Ciertamente, no sabemos qué nos aguarda detrás del horizonte, pero, justo por ello quizá, nos adentra en las mareas de lo desconocido, de lo aún no vivido.
“El mar comenzó a hablar / de lo que el presentimiento trajo”, nos dice en el poema “Playa”, perteneciente a la parte primera que presta su título al libro, en versos que preparan muy bien el terreno de esta indagación con un homenaje a Reverón (“Castillete”), un texto sobre el “Deslave” o a un personaje que le narra una situación dramática (“Yuya”) para remitirnos al poema central (“La playa de los ciegos”), donde leemos: “En la tormenta de estas aguas / cabe la diadema de los resplandores lunares. / En la colina que media entre la iglesia y el bar / va el fantasma apurado de mis años”. Luego se despliega todo un universo de logrados registros en los textos siguientes, cuya completa referencia en esta nota prologal resultaría redundante, pudiendo el lector constatar por sí mismo la cantidad de momentos eficaces que pueblan estas páginas donde reclusos y locos pueden alternar con campamentos, vaguadas, materias flotantes, la ciudad de Macuto, el castillete de Reverón, o las islas pueden ser temas o títulos de los poemas, y vienen a cohesionar esa visión oceánica esencial de la que hemos venido hablando.
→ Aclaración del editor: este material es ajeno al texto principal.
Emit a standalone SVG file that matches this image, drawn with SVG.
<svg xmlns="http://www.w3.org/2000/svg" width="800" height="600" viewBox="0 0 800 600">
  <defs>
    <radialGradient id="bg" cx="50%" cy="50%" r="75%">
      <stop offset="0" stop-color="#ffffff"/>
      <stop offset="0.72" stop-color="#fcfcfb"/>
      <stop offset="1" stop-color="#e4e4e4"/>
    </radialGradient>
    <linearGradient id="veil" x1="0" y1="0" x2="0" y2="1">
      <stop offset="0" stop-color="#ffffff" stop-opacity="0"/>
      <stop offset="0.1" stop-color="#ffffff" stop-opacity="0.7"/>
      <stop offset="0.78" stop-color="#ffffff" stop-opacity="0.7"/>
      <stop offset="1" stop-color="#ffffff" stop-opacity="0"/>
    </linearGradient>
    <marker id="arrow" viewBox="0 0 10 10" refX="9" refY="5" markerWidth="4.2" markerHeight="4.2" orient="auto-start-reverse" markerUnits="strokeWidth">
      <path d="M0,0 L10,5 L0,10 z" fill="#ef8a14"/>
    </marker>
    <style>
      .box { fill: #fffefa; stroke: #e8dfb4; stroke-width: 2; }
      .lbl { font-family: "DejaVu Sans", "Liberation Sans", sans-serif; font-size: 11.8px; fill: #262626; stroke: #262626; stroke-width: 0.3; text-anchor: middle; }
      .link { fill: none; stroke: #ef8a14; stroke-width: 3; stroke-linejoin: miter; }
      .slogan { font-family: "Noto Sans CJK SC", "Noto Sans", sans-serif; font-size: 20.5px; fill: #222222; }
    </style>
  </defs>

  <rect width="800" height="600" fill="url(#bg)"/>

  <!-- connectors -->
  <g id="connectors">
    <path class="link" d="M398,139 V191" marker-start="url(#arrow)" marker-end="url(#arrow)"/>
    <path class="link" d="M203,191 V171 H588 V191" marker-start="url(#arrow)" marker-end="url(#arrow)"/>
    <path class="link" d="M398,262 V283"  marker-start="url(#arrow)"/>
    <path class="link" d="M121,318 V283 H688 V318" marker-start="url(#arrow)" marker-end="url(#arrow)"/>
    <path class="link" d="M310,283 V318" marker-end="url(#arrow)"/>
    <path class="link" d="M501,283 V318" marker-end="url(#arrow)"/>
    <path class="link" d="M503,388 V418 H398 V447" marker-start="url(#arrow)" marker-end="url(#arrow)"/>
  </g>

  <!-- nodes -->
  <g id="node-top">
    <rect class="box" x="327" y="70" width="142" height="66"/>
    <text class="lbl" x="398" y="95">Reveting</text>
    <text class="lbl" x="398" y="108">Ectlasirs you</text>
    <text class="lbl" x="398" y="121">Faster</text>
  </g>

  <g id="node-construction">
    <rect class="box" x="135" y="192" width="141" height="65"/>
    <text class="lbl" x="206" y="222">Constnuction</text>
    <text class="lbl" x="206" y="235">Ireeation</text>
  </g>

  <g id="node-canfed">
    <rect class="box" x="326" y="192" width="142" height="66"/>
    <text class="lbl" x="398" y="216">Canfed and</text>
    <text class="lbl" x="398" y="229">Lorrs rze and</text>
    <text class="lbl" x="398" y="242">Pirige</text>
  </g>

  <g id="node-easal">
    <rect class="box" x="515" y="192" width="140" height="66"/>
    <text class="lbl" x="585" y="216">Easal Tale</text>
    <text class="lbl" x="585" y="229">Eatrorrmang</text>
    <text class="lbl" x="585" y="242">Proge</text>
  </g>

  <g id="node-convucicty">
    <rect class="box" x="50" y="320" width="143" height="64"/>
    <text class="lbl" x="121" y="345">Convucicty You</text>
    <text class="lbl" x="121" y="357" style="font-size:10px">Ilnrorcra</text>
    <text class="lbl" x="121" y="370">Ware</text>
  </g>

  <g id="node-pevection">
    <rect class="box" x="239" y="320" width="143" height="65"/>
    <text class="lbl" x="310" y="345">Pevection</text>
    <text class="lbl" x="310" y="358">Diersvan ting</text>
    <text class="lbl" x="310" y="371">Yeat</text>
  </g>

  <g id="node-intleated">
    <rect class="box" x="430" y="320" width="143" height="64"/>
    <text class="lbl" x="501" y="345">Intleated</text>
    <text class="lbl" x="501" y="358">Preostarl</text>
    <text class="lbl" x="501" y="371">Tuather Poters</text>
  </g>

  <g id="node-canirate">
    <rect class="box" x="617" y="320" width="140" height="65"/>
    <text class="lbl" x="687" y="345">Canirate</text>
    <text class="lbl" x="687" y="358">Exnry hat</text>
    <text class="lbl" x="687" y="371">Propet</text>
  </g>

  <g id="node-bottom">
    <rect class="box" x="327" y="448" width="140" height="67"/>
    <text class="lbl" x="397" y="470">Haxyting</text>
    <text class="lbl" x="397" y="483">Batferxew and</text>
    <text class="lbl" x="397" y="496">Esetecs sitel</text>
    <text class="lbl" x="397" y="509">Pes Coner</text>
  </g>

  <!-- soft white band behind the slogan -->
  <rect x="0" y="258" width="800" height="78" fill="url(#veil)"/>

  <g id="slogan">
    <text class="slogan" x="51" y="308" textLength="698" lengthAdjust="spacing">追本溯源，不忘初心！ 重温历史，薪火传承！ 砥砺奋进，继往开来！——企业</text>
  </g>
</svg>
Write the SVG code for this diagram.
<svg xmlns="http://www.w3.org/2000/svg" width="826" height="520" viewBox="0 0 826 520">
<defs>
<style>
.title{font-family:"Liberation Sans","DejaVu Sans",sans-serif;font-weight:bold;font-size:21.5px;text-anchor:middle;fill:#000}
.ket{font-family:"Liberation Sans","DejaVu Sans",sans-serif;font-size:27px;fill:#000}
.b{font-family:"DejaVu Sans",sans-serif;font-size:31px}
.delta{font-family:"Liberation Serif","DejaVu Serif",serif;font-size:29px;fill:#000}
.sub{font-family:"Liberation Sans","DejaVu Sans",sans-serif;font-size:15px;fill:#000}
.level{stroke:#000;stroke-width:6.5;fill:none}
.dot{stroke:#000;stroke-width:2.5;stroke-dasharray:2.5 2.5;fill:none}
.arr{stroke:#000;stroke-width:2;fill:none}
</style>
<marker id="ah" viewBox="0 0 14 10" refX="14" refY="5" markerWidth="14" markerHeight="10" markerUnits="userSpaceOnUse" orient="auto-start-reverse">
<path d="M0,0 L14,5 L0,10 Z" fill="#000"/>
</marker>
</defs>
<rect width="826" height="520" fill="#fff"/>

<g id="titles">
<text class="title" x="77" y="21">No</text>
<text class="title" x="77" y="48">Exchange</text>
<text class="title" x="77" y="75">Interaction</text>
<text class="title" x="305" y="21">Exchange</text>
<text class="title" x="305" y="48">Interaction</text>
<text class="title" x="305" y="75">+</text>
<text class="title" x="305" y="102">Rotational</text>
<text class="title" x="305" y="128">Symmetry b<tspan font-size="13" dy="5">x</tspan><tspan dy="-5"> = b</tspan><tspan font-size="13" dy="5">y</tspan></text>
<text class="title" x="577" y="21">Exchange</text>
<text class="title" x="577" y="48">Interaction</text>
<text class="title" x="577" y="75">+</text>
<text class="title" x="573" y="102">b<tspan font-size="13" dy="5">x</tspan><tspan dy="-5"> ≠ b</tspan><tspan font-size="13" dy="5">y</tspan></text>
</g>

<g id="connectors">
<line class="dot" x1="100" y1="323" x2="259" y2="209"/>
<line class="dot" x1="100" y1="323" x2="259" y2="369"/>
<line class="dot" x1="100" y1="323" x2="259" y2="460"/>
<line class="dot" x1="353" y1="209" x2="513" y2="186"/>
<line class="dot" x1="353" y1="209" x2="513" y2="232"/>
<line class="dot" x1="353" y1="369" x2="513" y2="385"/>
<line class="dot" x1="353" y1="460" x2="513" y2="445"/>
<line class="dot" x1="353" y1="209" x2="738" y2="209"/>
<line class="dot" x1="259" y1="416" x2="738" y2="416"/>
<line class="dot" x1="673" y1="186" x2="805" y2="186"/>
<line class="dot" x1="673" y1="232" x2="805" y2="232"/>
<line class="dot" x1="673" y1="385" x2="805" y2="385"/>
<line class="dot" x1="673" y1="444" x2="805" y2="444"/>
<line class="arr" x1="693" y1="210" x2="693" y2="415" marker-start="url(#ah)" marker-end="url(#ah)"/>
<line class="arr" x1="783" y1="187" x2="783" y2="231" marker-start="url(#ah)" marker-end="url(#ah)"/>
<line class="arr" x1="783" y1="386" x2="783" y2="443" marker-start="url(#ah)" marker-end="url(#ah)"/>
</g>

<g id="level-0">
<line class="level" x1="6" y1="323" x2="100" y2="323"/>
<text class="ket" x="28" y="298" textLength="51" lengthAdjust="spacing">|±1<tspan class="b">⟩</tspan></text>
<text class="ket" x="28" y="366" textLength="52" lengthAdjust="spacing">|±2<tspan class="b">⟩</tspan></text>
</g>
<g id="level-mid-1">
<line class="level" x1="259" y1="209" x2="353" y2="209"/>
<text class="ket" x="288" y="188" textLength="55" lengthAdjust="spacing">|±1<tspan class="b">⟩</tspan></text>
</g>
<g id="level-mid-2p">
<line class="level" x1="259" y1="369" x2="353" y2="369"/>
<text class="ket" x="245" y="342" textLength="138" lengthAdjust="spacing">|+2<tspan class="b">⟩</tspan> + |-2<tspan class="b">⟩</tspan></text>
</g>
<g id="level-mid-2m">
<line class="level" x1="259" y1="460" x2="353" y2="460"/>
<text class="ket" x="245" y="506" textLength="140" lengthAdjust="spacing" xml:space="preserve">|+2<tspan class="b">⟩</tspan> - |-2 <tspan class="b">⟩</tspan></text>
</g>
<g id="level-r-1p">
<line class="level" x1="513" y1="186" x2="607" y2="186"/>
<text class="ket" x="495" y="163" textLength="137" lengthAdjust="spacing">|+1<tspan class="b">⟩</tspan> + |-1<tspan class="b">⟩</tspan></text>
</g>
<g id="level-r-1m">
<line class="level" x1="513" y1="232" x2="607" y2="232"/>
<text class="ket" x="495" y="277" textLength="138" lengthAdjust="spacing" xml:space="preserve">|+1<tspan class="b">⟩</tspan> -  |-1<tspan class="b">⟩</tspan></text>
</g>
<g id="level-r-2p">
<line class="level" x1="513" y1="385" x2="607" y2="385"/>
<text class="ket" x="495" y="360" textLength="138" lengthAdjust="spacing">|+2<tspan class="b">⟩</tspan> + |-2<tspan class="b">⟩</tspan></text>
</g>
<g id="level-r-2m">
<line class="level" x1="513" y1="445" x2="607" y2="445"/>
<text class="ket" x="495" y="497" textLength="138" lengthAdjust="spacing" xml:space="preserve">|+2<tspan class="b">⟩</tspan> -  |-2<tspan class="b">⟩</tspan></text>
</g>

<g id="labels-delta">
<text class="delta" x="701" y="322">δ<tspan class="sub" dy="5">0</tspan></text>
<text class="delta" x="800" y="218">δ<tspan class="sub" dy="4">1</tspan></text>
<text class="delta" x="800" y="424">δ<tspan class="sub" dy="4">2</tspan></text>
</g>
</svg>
La segunda parte del volumen, “Rostros y escrituras”, es ciertamente más heterogénea, compuesta por textos de diversa índole, hilados a través de la presencia de escritores como Paul Celan, Walter Benjamin, Jorge Luis Borges (“No lo pudieron ver. / El cristal de su máscara se borraba / y aparecía el niño / que inventaba a sus amigos”), Akira Kurosawa, Lautréamont, Dámaso Ogaz y otros, todos cohabitando el mismo espacio del homenaje, del tributo literario. Interesante resulta que César haya colocado al final del libro una “Poética” que funciona como epítome de todo el recorrido, advirtiéndonos que:
En algún lugar la calle y la avenida se entrecruzan.
El sol se estruja los ojos en el pavimento.
La calle va a todas partes y a ningún lado.
Dibuja con su dedo largo la cifra de aire.
La avenida viene de regreso contigo.
En algún lugar la calle y la avenida se entrecruzan.
Y se escribe el poema de este lado de la cara
Ciego.
En el poema final, “Coda”, se realiza la parodia de unos versos del célebre poema de Vicente Gerbasi “Mi padre, el inmigrante” en los versos que rezan: “Venimos de la noche y hacia la noche vamos” y el poeta reescribe en su ritornelo: “Venimos del grito y hacia el silencio vamos”, para indicarnos bien acerca del sonido inicial y del gesto final que todos los humanos ejecutamos al alba y al ocaso del gran viaje, y que ahora César Seco nos ha sabido entregar en una iluminada palabra, como un inmejorable obsequio de espíritu.